Every year I think this is it. This is the year I will actually do it. Sit down and write those pesky Christmas cards. I save the return address labels. I have a box of blank cards, but I never seem to get past perusing the previous year's mail. Poignantly, I just found a card from Billie Stathes, my father's oldest friend who died about a month ago. They met around 1922 when she was five, and he was six.
|Billie at five|
Billie and George were lifelong friends; both lived to see ninety and beyond in good health. Even when Billie moved to Florida and became a teacher, they still stayed in touch. She was always beautifully turned out and took no guff.
When Billie came to my dad's funeral in 2008, she gave me a detailed map of her long lost village drawn from her memories and rendered by her cousin Nick Chacos. I was so excited that I took it to the Carnegie Library, but the staff wasn't really sure what to do with it. Feeling the need to share this cool little piece of history, I wrote about it, and six years later, thanks to historian Mara Cherkasky, that posting would lead to Billie's picture landing on a new sign commemorating the old neighborhood near where the Greek church stood at 8th and L NW.
In 2014, a busload of St Sophia's current parishioners and clergy went on a crazy little field trip to an empty and seemingly soul-less convention room. The only furnishing was a makeshift altar which took on a deeper significance when the crowd discovered they were standing as closely as possible to where the old one was. (Not an easy trick considering this block of 8th Street is part of the building now.) After a few prayers, Father Steve led the group , all chanting, through the front hall and out the door to the new sign. He thereby sealed the deal by flinging holy water and olive branches around as Greeks are wont to do.

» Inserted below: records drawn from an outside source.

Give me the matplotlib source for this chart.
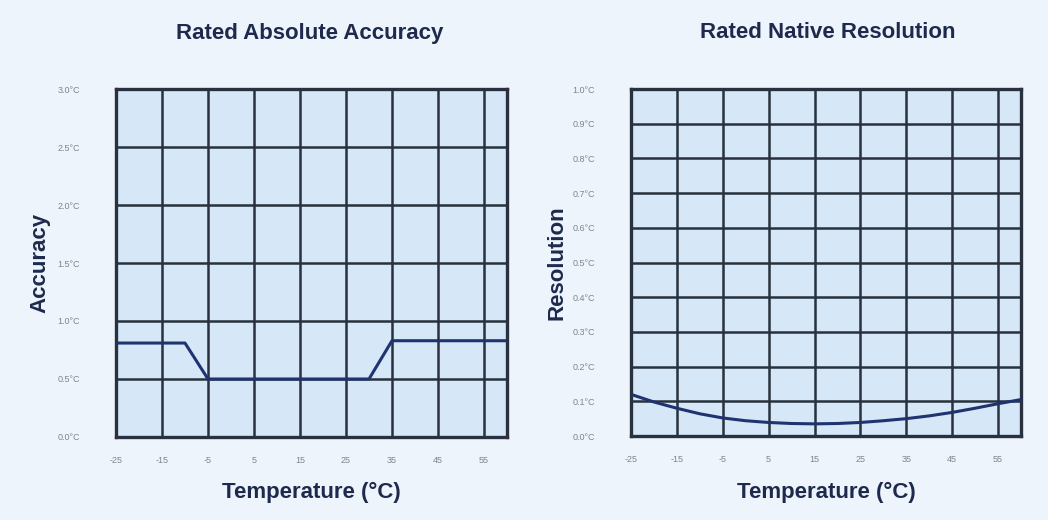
import matplotlib
matplotlib.use("Agg")
import matplotlib.pyplot as plt
import numpy as np

plt.rcParams['font.family'] = ['Liberation Sans', 'DejaVu Sans']

# Data
x_ticks = [-25, -15, -5, 5, 15, 25, 35, 45, 55]
acc_temp = [-25, -10, -5, 30, 35, 60]
acc_val = [0.81, 0.81, 0.50, 0.50, 0.83, 0.83]
acc_ticks = [0.0, 0.5, 1.0, 1.5, 2.0, 2.5, 3.0]

res_temp = [-25, -20, -15, -10, -5, 0, 5, 10, 15, 20, 25, 30, 35, 40, 45, 50, 55, 60]
res_val = [0.120, 0.098, 0.080, 0.064, 0.052, 0.044, 0.039, 0.036, 0.035, 0.036, 0.039, 0.044, 0.050, 0.058, 0.068, 0.080, 0.093, 0.105]
res_ticks = [0.0, 0.1, 0.2, 0.3, 0.4, 0.5, 0.6, 0.7, 0.8, 0.9, 1.0]

BG = "#edf4fb"
FACE = "#d6e8f7"
GRID = "#28313d"
LINE = "#1f3370"
TITLE = "#1d2a4d"
TICK = "#7d8592"

W, H = 1048, 520
fig = plt.figure(figsize=(W / 100, H / 100), dpi=100)
fig.patch.set_facecolor(BG)


def make_axes(rect_px, xs, ys, yticks, ylim, title, ylabel, title_x, ylabel_x):
    l, t, r, b = rect_px
    ax = fig.add_axes([l / W, (H - b) / H, (r - l) / W, (b - t) / H])
    ax.set_facecolor(FACE)
    ax.plot(xs, ys, color=LINE, lw=2.2, zorder=3)
    ax.set_xlim(-25, 60)
    ax.set_ylim(*ylim)
    ax.set_xticks(x_ticks)
    ax.set_xticklabels([str(v) for v in x_ticks])
    ax.set_yticks(yticks)
    ax.set_yticklabels([f"{v:.1f}°C" for v in yticks])
    ax.grid(True, color=GRID, lw=1.8, zorder=1)
    ax.set_axisbelow(True)
    for s in ax.spines.values():
        s.set_color(GRID)
        s.set_linewidth(2.4)
    ax.tick_params(length=0, labelsize=6.5, colors=TICK)
    ax.tick_params(axis="x", pad=14)
    ax.tick_params(axis="y", pad=26)
    fig.text(title_x / W, 1 - 33 / H, title, ha="center", va="center",
             fontsize=16, fontweight="bold", color=TITLE)
    fig.text(ylabel_x / W, 1 - (t + b) / 2 / H, ylabel, ha="center", va="center",
             rotation=90, fontsize=16, fontweight="bold", color=TITLE)
    fig.text((l + r) / 2 / W, 1 - 492 / H, "Temperature (°C)", ha="center", va="center",
             fontsize=16, fontweight="bold", color=TITLE)
    return ax


make_axes((116, 89, 507, 437), acc_temp, acc_val, acc_ticks, (0, 3.0),
          "Rated Absolute Accuracy", "Accuracy", 310, 40)
make_axes((631, 89, 1021, 436), res_temp, res_val, res_ticks, (0, 1.0),
          "Rated Native Resolution", "Resolution", 828, 557)

fig.savefig("out.png", dpi=100, facecolor=BG)
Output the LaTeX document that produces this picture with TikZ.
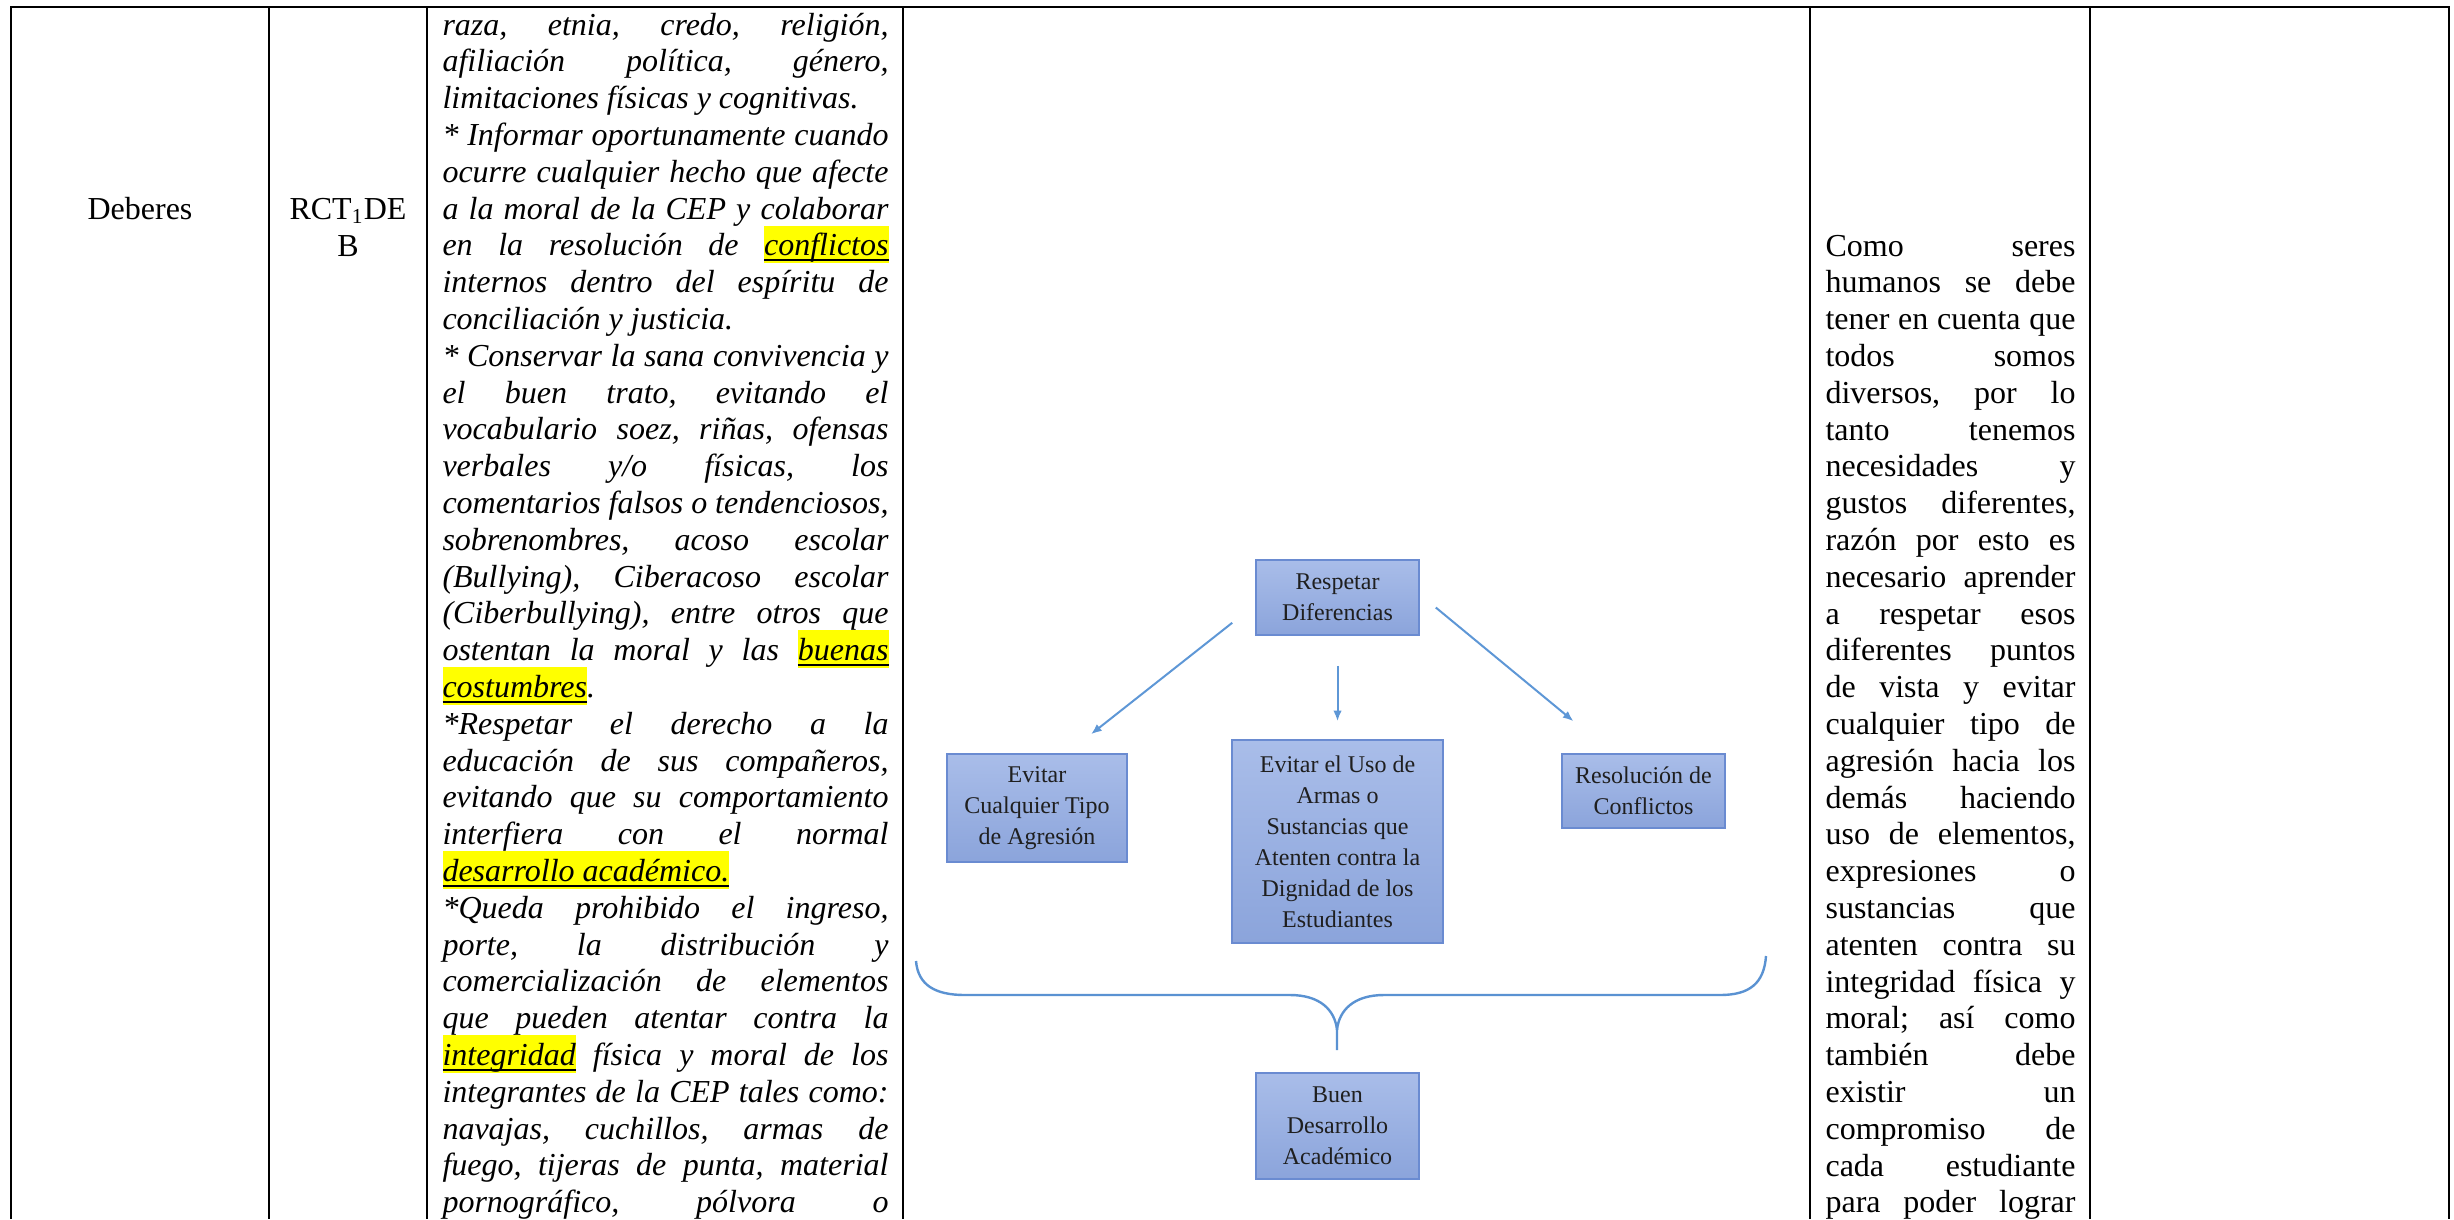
\documentclass[tikz,border=0pt]{standalone}
\usepackage{fontspec}
\setmainfont{Liberation Serif}
\usetikzlibrary{arrows.meta,calc}
\definecolor{boxtop}{HTML}{A9BDE9}
\definecolor{boxbot}{HTML}{8BA4DB}
\definecolor{boxline}{HTML}{6A8BD1}
\definecolor{arrowc}{HTML}{5E97D6}
\definecolor{bracec}{HTML}{5A92D2}
\definecolor{hly}{RGB}{255,255,0}
\newlength\linew
\newsavebox\hlbox
\newcommand\Jl[1]{\makebox[\linew][s]{#1}\par}
\newcommand\Ll[1]{\makebox[\linew][l]{#1}\par}
\newcommand\hlw[1]{\sbox\hlbox{#1}\rlap{\textcolor{hly}{\rule[-2.7pt]{\wd\hlbox}{14pt}}}\rlap{\rule[-2pt]{\wd\hlbox}{0.8pt}}\usebox\hlbox}
\tikzset{
  sbox/.style={draw=boxline, line width=0.6pt, top color=boxtop, bottom color=boxbot,
    align=center, inner sep=1pt, font=\fontsize{9}{11.6}\selectfont, text=black!88},
  arr/.style={draw=arrowc, line width=0.75pt, -{Latex[length=4pt,width=3.2pt]}},
  rule/.style={draw=black, line width=0.75pt},
  celltext/.style={anchor=base west, inner sep=0pt},
  plain/.style={anchor=base, inner sep=0pt, font=\fontsize{12}{13.8}\selectfont}
}
\begin{document}
\begin{tikzpicture}[x=0.375pt,y=-0.375pt]
\useasboundingbox (0,0) rectangle (2454,1219);
% table grid
\coordinate (tl) at (11,7);
\coordinate (tr) at (2449,7);
\draw[black, line width=1pt] (tl) -- (tr);
\foreach \xx in {11,269,427,903,1810,2090,2449}{
  \draw[rule] (\xx,6) -- (\xx,1219);
}
% column 1 and 2
\node[plain] (deb) at (140,219) {Deberes};
\node[plain] (rct) at (348,219) {RCT\textsubscript{1}DE};
\node[plain] (rctb) at (348,256) {B};
% column 3
\node[celltext] (c3) at (442,35) {\vtop{\fontsize{12}{13.8}\selectfont\itshape
\hsize=167.25pt\linew=\hsize\parindent=0pt\parskip=0pt\lineskiplimit=-30pt\frenchspacing
\Jl{raza, etnia, credo, religión,}
\Jl{afiliación política, género,}
\Ll{limitaciones físicas y cognitivas.}
\Jl{* Informar oportunamente cuando}
\Jl{ocurre cualquier hecho que afecte}
\Jl{a la moral de la CEP y colaborar}
\Jl{en la resolución de \hlw{conflictos}}
\Jl{internos dentro del espíritu de}
\Ll{conciliación y justicia.}
\Jl{* Conservar la sana convivencia y}
\Jl{el buen trato, evitando el}
\Jl{vocabulario soez, riñas, ofensas}
\Jl{verbales y/o físicas, los}
\Jl{comentarios falsos o tendenciosos,}
\Jl{sobrenombres, acoso escolar}
\Jl{(Bullying), Ciberacoso escolar}
\Jl{(Ciberbullying), entre otros que}
\Jl{ostentan la moral y las \hlw{buenas}}
\Ll{\hlw{costumbres}.}
\Jl{*Respetar el derecho a la}
\Jl{educación de sus compañeros,}
\Jl{evitando que su comportamiento}
\Jl{interfiera con el normal}
\Ll{\hlw{desarrollo académico.}}
\Jl{*Queda prohibido el ingreso,}
\Jl{porte, la distribución y}
\Jl{comercialización de elementos}
\Jl{que pueden atentar contra la}
\Jl{\hlw{integridad} física y moral de los}
\Jl{integrantes de la CEP tales como:}
\Jl{navajas, cuchillos, armas de}
\Jl{fuego, tijeras de punta, material}
\Jl{pornográfico, pólvora o}
}};
% column 6
\node[celltext] (c6) at (1825,256) {\vtop{\fontsize{12}{13.8}\selectfont
\hsize=93.75pt\linew=\hsize\parindent=0pt\parskip=0pt\lineskiplimit=-30pt\frenchspacing
\Jl{Como seres}
\Jl{humanos se debe}
\Jl{tener en cuenta que}
\Jl{todos somos}
\Jl{diversos, por lo}
\Jl{tanto tenemos}
\Jl{necesidades y}
\Jl{gustos diferentes,}
\Jl{razón por esto es}
\Jl{necesario aprender}
\Jl{a respetar esos}
\Jl{diferentes puntos}
\Jl{de vista y evitar}
\Jl{cualquier tipo de}
\Jl{agresión hacia los}
\Jl{demás haciendo}
\Jl{uso de elementos,}
\Jl{expresiones o}
\Jl{sustancias que}
\Jl{atenten contra su}
\Jl{integridad física y}
\Jl{moral; así como}
\Jl{también debe}
\Jl{existir un}
\Jl{compromiso de}
\Jl{cada estudiante}
\Jl{para poder lograr}
}};
% diagram
\node[sbox, minimum width=61.1pt, minimum height=28.1pt] (resp) at (1337.5,597.5) {Respetar\\Diferencias};
\node[sbox, minimum width=67.5pt, minimum height=40.5pt] (evc) at (1037,808) {Evitar\\Cualquier Tipo\\de Agresión};
\node[sbox, minimum width=79.1pt, minimum height=76.1pt] (evu) at (1337.5,841.5) {Evitar el Uso de\\Armas o\\Sustancias que\\Atenten contra la\\Dignidad de los\\Estudiantes};
\node[sbox, minimum width=61.1pt, minimum height=27.75pt] (res) at (1643.5,791) {Resolución de\\Conflictos};
\node[sbox, minimum width=61.1pt, minimum height=39.75pt] (buen) at (1337.5,1126) {Buen\\Desarrollo\\Académico};
\draw[arr] ($(resp.south west)+(-23,-13)$) -- ($(evc.north)+(54,-19)$);
\draw[arr] ($(resp.south)+(0,30)$) -- ($(evu.north)+(0,-18)$);
\draw[arr] ($(resp.east)+(16,10)$) -- ($(res.north)+(-70,-32)$);
% brace
\coordinate (bl) at (916,961);
\coordinate (br) at (1766,956);
\coordinate (bc) at (1337,1030);
\coordinate (bt) at (1337,1050);
\draw[bracec, line width=0.9pt] (bl) .. controls (918,985) and (935,995) .. (965,995) -- (1290,995) .. controls (1320,995) and (1335,1010) .. (bc) -- (bt);
\draw[bracec, line width=0.9pt] (br) .. controls (1764,983) and (1750,995) .. (1720,995) -- (1384,995) .. controls (1354,995) and (1339,1010) .. (bc);
\end{tikzpicture}
\end{document}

|Father Steve Blessing "Billie's" Sign|
Billie was thrilled to find out she was included in the project. On that last Christmas card she thanked me for sending her pictures of everything- including the display which included a photo of her and Uncle George. She was ninety seven when she wrote: " I wept for a week when I received my village long ago. I became seven again, getting ready to take my gang to the library for a couple of hours." She was nearing one hundred when she died, still as independent as ever and living at home in Coral Gables.